Ainda assim, apesar do seu imenso potencial, a capacidade de inovar de forma frugal enfrenta desafios no mundo moderno. O aumento do consumismo, aliado à busca incessante pelo avanço tecnológico, levou a uma cultura de excesso e desperdício. Em muitos casos, o foco da inovação convencional tem-se desviado para soluções em que a extravagância, a ostentação e o consumismo imperam. Essa tendência não apenas agrava a exaustão dos recursos do planeta e fomenta a degradação ambiental, como também amplia o fosso entre ricos e pobres.

Assim, os modelos tradicionais de inovação dão mais facilmente prioridade ao lucro em detrimento do impacto social, resultando em falta de apoio para iniciativas frugais, nomeadamente por partes de grandes empresas, onde maioritariamente a criatividade — chancelada por cursos superiores nestas áreas — se concentra. Como resultado, muitas ideias e soluções promissoras permanecem subutilizadas ou ignoradas, privando a sociedade dos seus potenciais benefícios.

Para revitalizar o espírito da inovação frugal é essencial cultivar uma mentalidade de engenho, de criatividade e de cooperação, abandonando-se a tradicional ideia de que é (apenas) a necessidade que aguça o engenho. Governos, empresas e organizações da sociedade civil devem reconhecer o seu valor, apoiando iniciativas desta natureza. Esforços para promover a inovação frugal devem por isso, tal como no caso das iniciativas na Guiné-Bissau e de outras comunidades africanas — entretanto já no radar de grandes ONGs — esforçar-se por capacitar comunidades locais e promover a inovação de base.

Ao aproveitar o conhecimento, os recursos e o perícia local, as comunidades podem desenvolver soluções adaptadas às suas necessidades e contextos específicos. Por isso é que estas soluções partem frequentemente de dentro e são, depois, disseminadas para fora do contexto em que foram criadas, numa clara abordagem, não convencional, de “pense localmente, aja globalmente”, como aconteceu com o famoso Chotukool, o pequeno frigorífico nascido na Índia pelas mãos da Godrej, e agora à venda em diversas geografias.

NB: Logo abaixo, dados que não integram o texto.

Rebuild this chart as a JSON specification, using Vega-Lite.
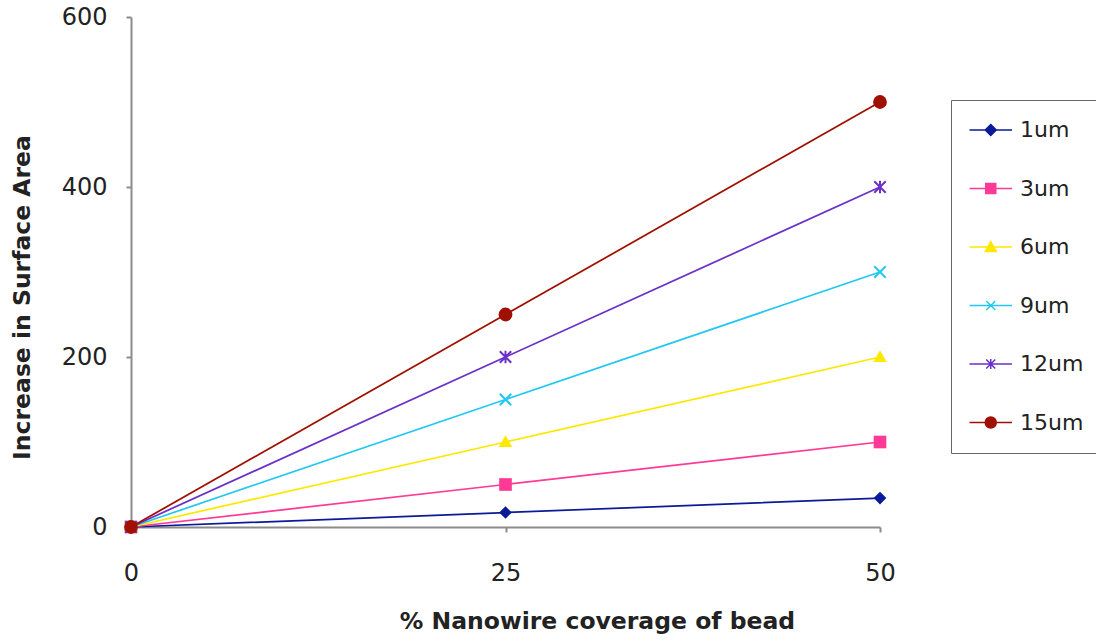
{
  "$schema": "https://vega.github.io/schema/vega-lite/v6.json",
  "autosize": "none",
  "width": 749,
  "height": 510,
  "padding": {"left": 131, "top": 17, "right": 216, "bottom": 113},
  "background": "white",
  "data": {
    "values": [
      {"series": "1um", "coverage": 0, "increase": 0},
      {"series": "1um", "coverage": 25, "increase": 17},
      {"series": "1um", "coverage": 50, "increase": 34},
      {"series": "3um", "coverage": 0, "increase": 0},
      {"series": "3um", "coverage": 25, "increase": 50},
      {"series": "3um", "coverage": 50, "increase": 100},
      {"series": "6um", "coverage": 0, "increase": 0},
      {"series": "6um", "coverage": 25, "increase": 100},
      {"series": "6um", "coverage": 50, "increase": 200},
      {"series": "9um", "coverage": 0, "increase": 0},
      {"series": "9um", "coverage": 25, "increase": 150},
      {"series": "9um", "coverage": 50, "increase": 300},
      {"series": "12um", "coverage": 0, "increase": 0},
      {"series": "12um", "coverage": 25, "increase": 200},
      {"series": "12um", "coverage": 50, "increase": 400},
      {"series": "15um", "coverage": 0, "increase": 0},
      {"series": "15um", "coverage": 25, "increase": 250},
      {"series": "15um", "coverage": 50, "increase": 500}
    ]
  },
  "encoding": {
    "x": {
      "field": "coverage", "type": "quantitative",
      "scale": {"domain": [0, 50], "nice": false, "zero": false},
      "axis": {
        "title": "% Nanowire coverage of bead",
        "values": [0, 25, 50],
        "labelPadding": 29,
        "titleX": 466,
        "titleY": 101,
        "titleAlign": "center",
        "titleBaseline": "alphabetic"
      }
    },
    "y": {
      "field": "increase", "type": "quantitative",
      "scale": {"domain": [0, 600], "nice": false},
      "axis": {
        "title": "Increase in Surface Area",
        "values": [0, 200, 400, 600],
        "labelPadding": 19,
        "titleX": -102,
        "titleY": 280,
        "titleAngle": -90,
        "titleAlign": "center",
        "titleBaseline": "alphabetic"
      }
    }
  },
  "layer": [
    {
      "transform": [{"filter": {"field": "series", "equal": "1um"}}],
      "layer": [
        {"mark": {"type": "line", "strokeWidth": 1.75, "color": "#0a1a99"}},
        {"mark": {"type": "point", "shape": "diamond", "filled": true, "size": 160, "color": "#0a1a99", "opacity": 1}}
      ]
    },
    {
      "transform": [{"filter": {"field": "series", "equal": "3um"}}],
      "layer": [
        {"mark": {"type": "line", "strokeWidth": 1.75, "color": "#ff3a96"}},
        {"mark": {"type": "point", "shape": "square", "filled": true, "size": 160, "color": "#ff3a96", "opacity": 1}}
      ]
    },
    {
      "transform": [{"filter": {"field": "series", "equal": "6um"}}],
      "layer": [
        {"mark": {"type": "line", "strokeWidth": 1.75, "color": "#ffe800"}},
        {"mark": {"type": "point", "shape": "M0,-1.15L1.15,0.85H-1.15Z", "filled": true, "size": 140, "color": "#ffe800", "opacity": 1}}
      ]
    },
    {
      "transform": [{"filter": {"field": "series", "equal": "9um"}}],
      "layer": [
        {"mark": {"type": "line", "strokeWidth": 1.75, "color": "#22c8f2"}},
        {"mark": {"type": "point", "shape": "M-1,-1L1,1M-1,1L1,-1", "filled": false, "size": 130, "strokeWidth": 2, "color": "#22c8f2", "opacity": 1}}
      ]
    },
    {
      "transform": [{"filter": {"field": "series", "equal": "12um"}}],
      "layer": [
        {"mark": {"type": "line", "strokeWidth": 1.75, "color": "#6a30c8"}},
        {"mark": {"type": "point", "shape": "M-1,-1L1,1M-1,1L1,-1M0,-1.1V1.1", "filled": false, "size": 130, "strokeWidth": 2, "color": "#6a30c8", "opacity": 1}}
      ]
    },
    {
      "transform": [{"filter": {"field": "series", "equal": "15um"}}],
      "layer": [
        {"mark": {"type": "line", "strokeWidth": 1.75, "color": "#a01000"}},
        {"mark": {"type": "point", "shape": "circle", "filled": true, "size": 190, "color": "#a01000", "opacity": 1}}
      ]
    },
    {
      "mark": {"type": "point", "filled": true, "opacity": 0},
      "encoding": {
        "color": {
          "field": "series", "type": "nominal",
          "scale": {
            "domain": ["1um", "3um", "6um", "9um", "12um", "15um"],
            "range": ["#0a1a99", "#ff3a96", "#ffe800", "#22c8f2", "#6a30c8", "#a01000"]
          }
        },
        "stroke": {
          "field": "series", "type": "nominal",
          "scale": {
            "domain": ["1um", "3um", "6um", "9um", "12um", "15um"],
            "range": ["#0a1a99", "#ff3a96", "#ffe800", "#22c8f2", "#6a30c8", "#a01000"]
          }
        },
        "shape": {
          "field": "series", "type": "nominal",
          "scale": {
            "domain": ["1um", "3um", "6um", "9um", "12um", "15um"],
            "range": [
              "M-2.3,0H6.2M1.95,-1.1L3.05,0L1.95,1.1L0.85,0Z",
              "M-2.3,0H6.2M0.95,-1H2.95V1H0.95Z",
              "M-2.3,0H6.2M1.95,-1.1L3.05,0.9H0.85Z",
              "M-2.3,0H6.2M1.05,-0.9L2.85,0.9M1.05,0.9L2.85,-0.9",
              "M-2.3,0H6.2M1.05,-0.9L2.85,0.9M1.05,0.9L2.85,-0.9M1.95,-1V1",
              "M-2.3,0H6.2M0.85,0A1.1,1.1,0,1,0,3.05,0A1.1,1.1,0,1,0,0.85,0Z"
            ]
          }
        }
      }
    }
  ],
  "config": {
    "view": {"stroke": null},
    "font": "DejaVu Sans",
    "axis": {
      "grid": false,
      "labelFlush": false,
      "domainColor": "#8c8c8c",
      "domainWidth": 2,
      "tickColor": "#8c8c8c",
      "tickWidth": 2,
      "tickSize": 5,
      "labelFont": "DejaVu Sans",
      "labelFontSize": 24,
      "labelColor": "#222222",
      "titleFont": "DejaVu Sans",
      "titleFontSize": 23.5,
      "titleFontWeight": "bold",
      "titleColor": "#222222"
    },
    "legend": {
      "orient": "none",
      "legendX": 820,
      "legendY": 83,
      "title": null,
      "strokeColor": "#666666",
      "padding": 19,
      "rowPadding": 36.5,
      "symbolSize": 100,
      "symbolStrokeWidth": 1.5,
      "symbolOpacity": 1,
      "labelOffset": 28,
      "labelFont": "DejaVu Sans",
      "labelFontSize": 22,
      "labelColor": "#222222"
    }
  }
}
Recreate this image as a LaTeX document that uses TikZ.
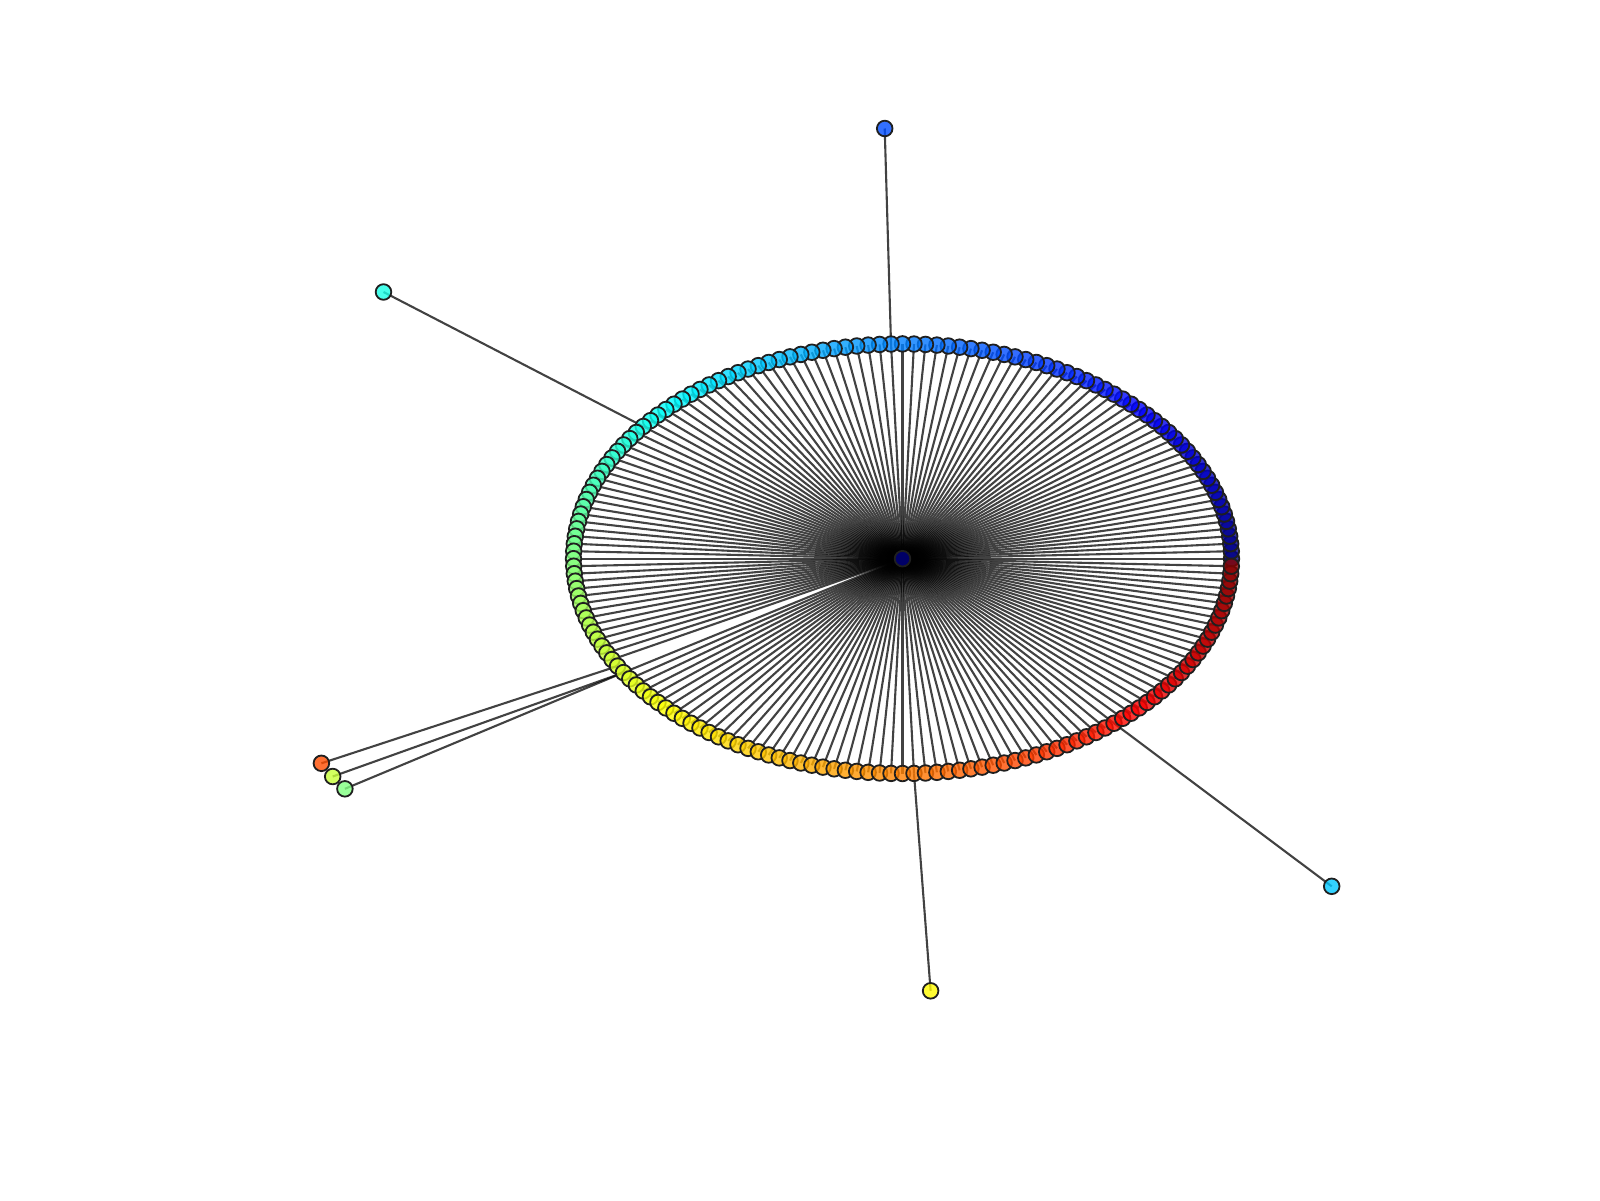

Em conclusão, a inovação frugal representa um paradigma poderoso para enfrentar alguns dos desafios mais urgentes enfrentados pela humanidade de hoje, pois ao aproveitar os princípios de simplicidade, acessibilidade e inclusão, é possível criar soluções transformadoras que beneficiam toda a sociedade. Porém, realizar este potencial requer um esforço conjunto para superar barreiras e preconceitos que impedem a promoção de cultura de criatividade, colaboração e responsabilidade social e que têm de ser quebrados para se poder efetivamente construir um futuro mais sustentável, equitativo e resiliente para as gerações futuras. Isto passa por investir em I&D, por fornecer financiamento e mentoria a projetos inovadores, por criar ambientes propícios para experimentação e aprendizagem locais, e passa também pela mudança de mentalidades, sobretudo dos mais jovens, que deveriam ser os primeiros a abraçar as soluções frugais.